One of the more famous incidents in the Triangle took place in 1921 (some say a few years later), when the Japanese vessel Raifuku Maru (sometimes misidentified as Raikuke Maru) went down with all hands after sending a distress signal which allegedly said "Danger like dagger now. Come quick!", or "It's like a dagger, come quick!" This has led writers to speculate on what the "dagger" was, with a waterspout being the likely candidate (Winer). In reality the ship was nowhere near the Triangle, nor was the word "dagger" a part of the ship's distress call ("Now very danger.
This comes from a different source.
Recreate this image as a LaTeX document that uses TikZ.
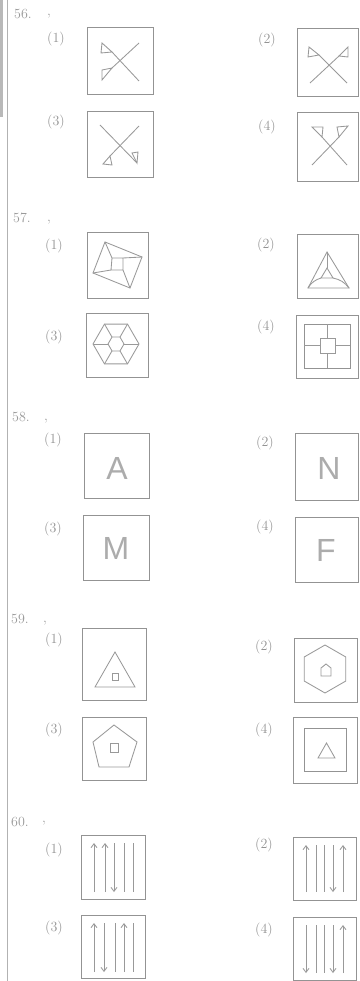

Come quick."); having left Boston for Hamburg, Germany, on April 21, 1925, she got caught in a severe storm and sank in the North Atlantic with all hands while another ship, RMS Homeric, attempted an unsuccessful rescue.[45]
Connemara IV

A pleasure yacht found adrift in the Atlantic south of Bermuda on September 26, 1955; it is usually stated in the stories (Berlitz, Winer[11][12]) that the crew vanished while the yacht survived being at sea during three hurricanes. The 1955 Atlantic hurricane season lists only one storm coming near Bermuda towards the end of August, hurricane "Edith"; of the others, "Flora" was too far to the east, and "Katie" arrived after the yacht was recovered. It was confirmed that the Connemara IV was empty and in port when "Edith" may have caused the yacht to slip her moorings and drift out to sea.[14]
Carolyn Cascio

A Cessna piloted by Carolyn Cascio, on June 7, 1964, with one passenger, attempted to travel from Nassau, Bahamas to Cocburn, Grand Turk, Island. The plane was witnessed by many air traffic controllers in Cockburn's airport to circle the island for 30 minutes, after which, it flew away apparently for another island. All attempts from the ground to raise Cascio on the radio failed.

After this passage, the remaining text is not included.